Le président américain a-t-il accepté vos arguments ? En effet, il a déclaré cette semaine qu’il s’entretiendrait avec vous pour que la Hongrie cesse d’acheter du pétrole russe.
Oui, j’ai parlé avec lui. Mais les États-Unis sont un grand pays et la Hongrie un plus petit. Sur un point cependant, nous nous ressemblons : nous sommes tous deux des pays souverains. Il n’est donc pas nécessaire que l’un accepte les arguments de l’autre. Les États-Unis ont leurs arguments et leurs intérêts, la Hongrie a les siens. Notre tâche à chacun est de les exprimer clairement et de les défendre. Et si nous entretenons de bonnes relations, si nous sommes amis, nous nous écoutons, puis chacun fait ce qu’il juge bon.

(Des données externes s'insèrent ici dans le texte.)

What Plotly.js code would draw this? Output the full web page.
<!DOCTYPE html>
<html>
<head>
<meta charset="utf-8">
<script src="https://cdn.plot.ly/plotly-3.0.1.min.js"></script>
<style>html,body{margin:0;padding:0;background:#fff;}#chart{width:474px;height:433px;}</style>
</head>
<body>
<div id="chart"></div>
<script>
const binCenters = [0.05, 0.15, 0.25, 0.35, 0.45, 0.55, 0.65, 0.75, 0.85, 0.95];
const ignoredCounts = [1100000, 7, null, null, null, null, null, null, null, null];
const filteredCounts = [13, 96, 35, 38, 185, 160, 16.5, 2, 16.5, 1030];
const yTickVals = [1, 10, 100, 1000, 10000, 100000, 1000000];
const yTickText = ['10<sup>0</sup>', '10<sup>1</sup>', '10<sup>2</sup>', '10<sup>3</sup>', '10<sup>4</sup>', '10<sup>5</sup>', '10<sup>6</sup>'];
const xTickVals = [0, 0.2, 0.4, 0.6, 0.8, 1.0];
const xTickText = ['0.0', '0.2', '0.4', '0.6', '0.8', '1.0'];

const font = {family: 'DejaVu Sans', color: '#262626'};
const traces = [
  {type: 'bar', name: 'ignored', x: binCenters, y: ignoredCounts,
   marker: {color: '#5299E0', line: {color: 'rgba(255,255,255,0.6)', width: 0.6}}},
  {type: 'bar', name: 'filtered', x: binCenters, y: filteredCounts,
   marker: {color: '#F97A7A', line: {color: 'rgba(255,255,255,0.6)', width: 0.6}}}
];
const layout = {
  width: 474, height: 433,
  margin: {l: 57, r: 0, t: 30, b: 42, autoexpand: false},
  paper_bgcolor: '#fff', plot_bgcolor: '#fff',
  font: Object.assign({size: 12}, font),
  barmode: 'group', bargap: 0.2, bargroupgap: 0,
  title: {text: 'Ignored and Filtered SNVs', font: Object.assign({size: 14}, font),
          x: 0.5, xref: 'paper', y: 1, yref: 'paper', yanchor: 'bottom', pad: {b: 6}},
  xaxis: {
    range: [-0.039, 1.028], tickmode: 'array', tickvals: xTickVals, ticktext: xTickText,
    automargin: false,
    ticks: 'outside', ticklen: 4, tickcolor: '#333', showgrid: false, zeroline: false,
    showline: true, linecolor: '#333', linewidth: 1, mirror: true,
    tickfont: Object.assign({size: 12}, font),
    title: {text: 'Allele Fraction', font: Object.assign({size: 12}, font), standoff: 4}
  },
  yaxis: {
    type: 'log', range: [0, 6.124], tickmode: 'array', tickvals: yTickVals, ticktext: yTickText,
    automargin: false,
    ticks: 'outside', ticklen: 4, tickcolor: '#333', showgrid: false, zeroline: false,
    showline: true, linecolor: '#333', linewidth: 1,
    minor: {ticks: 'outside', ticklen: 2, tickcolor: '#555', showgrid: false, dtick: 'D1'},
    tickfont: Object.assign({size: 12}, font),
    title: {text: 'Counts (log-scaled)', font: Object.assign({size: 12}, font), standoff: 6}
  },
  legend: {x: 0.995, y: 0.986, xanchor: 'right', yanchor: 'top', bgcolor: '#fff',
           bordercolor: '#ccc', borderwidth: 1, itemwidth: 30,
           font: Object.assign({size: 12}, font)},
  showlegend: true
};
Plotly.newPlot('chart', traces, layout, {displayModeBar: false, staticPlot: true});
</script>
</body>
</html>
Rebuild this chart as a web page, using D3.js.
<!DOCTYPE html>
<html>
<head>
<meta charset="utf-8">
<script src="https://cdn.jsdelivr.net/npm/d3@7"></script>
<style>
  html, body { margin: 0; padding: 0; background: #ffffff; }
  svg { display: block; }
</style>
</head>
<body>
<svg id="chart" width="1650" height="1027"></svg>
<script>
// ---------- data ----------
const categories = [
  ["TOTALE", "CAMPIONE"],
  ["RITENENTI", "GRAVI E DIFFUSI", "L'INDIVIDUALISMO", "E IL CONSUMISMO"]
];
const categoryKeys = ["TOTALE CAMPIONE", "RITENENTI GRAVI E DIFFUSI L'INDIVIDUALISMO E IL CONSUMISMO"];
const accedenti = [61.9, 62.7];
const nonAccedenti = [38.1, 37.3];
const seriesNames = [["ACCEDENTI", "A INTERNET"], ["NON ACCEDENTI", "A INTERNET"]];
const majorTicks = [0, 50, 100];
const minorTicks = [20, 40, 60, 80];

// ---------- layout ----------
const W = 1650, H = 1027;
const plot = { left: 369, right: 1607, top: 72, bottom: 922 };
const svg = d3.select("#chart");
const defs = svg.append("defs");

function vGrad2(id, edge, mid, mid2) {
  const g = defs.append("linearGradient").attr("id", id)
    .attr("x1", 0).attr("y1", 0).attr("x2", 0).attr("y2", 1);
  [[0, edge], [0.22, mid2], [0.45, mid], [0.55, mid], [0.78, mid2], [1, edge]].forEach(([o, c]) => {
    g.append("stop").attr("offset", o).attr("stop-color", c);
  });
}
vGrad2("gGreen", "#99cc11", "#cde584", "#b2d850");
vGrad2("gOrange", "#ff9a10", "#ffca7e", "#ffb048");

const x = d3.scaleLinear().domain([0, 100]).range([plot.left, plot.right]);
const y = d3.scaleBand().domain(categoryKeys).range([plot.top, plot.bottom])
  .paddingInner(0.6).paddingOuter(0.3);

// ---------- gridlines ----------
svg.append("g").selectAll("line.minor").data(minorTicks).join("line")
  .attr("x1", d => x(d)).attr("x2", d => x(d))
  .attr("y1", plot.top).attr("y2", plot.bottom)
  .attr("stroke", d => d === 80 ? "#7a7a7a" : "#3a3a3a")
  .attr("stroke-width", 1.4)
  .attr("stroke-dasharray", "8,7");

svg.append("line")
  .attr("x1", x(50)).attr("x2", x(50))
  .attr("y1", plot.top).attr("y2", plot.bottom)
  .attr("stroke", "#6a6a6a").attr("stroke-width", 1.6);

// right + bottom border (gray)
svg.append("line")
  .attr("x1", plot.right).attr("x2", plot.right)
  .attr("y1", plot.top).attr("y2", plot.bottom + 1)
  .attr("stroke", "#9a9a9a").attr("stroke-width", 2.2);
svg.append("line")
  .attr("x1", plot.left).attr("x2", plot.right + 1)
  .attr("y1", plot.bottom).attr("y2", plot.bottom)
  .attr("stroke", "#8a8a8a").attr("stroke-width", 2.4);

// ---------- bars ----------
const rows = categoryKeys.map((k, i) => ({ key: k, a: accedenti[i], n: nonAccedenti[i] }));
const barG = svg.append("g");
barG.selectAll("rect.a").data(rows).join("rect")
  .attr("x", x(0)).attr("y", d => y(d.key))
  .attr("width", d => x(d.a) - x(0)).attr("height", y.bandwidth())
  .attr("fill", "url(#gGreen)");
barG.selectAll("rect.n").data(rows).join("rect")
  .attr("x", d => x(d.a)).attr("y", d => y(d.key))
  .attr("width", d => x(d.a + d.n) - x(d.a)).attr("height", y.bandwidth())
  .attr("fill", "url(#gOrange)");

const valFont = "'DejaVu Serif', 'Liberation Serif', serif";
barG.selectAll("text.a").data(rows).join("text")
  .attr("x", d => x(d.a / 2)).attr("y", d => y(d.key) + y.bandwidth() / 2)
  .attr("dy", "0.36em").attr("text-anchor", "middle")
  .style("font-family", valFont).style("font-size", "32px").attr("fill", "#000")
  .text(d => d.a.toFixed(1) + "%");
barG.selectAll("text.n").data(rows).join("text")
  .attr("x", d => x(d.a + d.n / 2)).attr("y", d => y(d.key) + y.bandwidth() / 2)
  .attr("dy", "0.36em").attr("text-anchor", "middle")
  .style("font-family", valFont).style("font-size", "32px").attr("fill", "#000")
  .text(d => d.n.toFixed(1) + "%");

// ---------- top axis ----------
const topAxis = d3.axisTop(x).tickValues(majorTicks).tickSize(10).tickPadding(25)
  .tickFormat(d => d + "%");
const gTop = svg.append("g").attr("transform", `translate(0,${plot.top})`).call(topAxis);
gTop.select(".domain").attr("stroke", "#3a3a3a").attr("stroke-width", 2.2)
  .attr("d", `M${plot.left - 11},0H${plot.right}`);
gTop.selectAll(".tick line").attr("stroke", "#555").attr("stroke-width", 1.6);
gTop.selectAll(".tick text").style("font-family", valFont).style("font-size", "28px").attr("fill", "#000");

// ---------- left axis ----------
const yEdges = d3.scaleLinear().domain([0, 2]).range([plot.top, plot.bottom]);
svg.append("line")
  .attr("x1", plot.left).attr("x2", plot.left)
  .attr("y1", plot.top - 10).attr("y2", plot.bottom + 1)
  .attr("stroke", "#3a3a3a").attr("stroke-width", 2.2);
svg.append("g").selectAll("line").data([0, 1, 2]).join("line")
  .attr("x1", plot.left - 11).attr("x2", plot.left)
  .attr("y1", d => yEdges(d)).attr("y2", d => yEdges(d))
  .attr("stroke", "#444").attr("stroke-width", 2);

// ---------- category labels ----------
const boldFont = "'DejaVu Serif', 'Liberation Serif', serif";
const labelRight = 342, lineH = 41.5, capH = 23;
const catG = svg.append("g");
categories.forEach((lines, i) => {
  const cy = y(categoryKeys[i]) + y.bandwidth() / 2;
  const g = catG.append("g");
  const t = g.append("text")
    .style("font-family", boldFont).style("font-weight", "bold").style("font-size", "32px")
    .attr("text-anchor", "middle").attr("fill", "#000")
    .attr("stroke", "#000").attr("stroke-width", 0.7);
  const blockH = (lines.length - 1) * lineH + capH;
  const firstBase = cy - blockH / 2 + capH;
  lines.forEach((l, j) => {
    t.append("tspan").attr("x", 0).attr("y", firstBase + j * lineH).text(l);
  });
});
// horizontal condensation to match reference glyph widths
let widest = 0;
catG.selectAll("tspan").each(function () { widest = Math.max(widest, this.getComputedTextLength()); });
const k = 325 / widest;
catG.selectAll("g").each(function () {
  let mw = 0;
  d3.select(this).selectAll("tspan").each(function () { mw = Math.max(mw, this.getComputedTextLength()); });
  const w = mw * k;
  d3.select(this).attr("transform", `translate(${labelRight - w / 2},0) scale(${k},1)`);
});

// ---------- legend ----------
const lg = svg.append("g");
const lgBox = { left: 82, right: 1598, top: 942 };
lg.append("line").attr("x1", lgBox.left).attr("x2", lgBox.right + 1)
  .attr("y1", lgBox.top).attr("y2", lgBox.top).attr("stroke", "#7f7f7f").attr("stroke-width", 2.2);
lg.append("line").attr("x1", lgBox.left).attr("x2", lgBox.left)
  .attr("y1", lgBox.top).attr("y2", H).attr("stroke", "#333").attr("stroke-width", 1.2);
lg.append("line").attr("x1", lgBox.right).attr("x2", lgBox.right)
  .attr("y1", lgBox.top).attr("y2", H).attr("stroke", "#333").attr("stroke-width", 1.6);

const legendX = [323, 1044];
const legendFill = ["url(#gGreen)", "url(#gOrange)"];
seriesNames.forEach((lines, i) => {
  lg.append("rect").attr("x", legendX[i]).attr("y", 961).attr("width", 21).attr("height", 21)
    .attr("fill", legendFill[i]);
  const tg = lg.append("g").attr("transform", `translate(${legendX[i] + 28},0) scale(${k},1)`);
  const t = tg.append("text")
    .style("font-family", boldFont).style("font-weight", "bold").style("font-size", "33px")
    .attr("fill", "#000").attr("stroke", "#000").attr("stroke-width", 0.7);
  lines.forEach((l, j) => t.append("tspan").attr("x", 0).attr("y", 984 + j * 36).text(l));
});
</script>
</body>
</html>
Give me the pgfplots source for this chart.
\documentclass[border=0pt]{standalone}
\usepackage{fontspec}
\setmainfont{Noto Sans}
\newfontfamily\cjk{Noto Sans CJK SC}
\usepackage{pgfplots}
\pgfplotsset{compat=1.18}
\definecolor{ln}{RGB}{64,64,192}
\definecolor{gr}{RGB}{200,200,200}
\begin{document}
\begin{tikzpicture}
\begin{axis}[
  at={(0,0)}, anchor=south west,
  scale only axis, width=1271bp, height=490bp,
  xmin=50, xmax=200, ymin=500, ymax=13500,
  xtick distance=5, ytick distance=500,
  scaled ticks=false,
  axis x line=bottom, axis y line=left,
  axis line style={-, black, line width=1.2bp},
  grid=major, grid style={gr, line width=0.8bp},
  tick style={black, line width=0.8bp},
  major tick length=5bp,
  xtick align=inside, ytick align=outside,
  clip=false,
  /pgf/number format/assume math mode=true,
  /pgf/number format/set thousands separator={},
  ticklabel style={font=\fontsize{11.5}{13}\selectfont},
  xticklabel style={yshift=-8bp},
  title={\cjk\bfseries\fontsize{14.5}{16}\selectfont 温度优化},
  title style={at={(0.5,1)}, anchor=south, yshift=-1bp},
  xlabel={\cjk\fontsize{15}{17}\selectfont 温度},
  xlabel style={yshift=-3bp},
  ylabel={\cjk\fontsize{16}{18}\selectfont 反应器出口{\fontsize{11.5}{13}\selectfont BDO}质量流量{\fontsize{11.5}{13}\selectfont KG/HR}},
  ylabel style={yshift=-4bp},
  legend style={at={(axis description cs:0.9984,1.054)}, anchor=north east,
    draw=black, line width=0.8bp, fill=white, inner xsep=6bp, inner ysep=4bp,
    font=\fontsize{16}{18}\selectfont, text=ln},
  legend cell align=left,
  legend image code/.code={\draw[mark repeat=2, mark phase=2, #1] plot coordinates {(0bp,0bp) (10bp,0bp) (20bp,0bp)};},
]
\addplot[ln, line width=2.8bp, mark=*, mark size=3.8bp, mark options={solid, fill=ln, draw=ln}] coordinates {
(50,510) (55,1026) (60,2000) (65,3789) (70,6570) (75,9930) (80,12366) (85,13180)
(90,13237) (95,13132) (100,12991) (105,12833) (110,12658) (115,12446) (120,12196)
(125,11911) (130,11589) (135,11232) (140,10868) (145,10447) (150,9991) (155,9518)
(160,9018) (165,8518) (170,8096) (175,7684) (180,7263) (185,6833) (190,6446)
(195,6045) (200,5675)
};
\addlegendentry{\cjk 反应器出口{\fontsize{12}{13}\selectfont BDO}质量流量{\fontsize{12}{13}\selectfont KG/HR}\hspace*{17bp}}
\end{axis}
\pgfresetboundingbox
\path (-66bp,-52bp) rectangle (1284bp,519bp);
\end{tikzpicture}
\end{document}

Un autre débat d’ordre économique s’est intensifié ces dernières semaines : celui concernant le système fiscal. À partir de mercredi prochain, les mères de trois enfants seront exonérées d’impôt sur le revenu. Mais plusieurs économistes de gauche et libéraux ont critiqué cette mesure, ainsi que l’exonération accordée aux mères de deux enfants, la jugeant coûteuse et injustifiée. Pourquoi le gouvernement a-t-il tenu à l’instaurer malgré tout ?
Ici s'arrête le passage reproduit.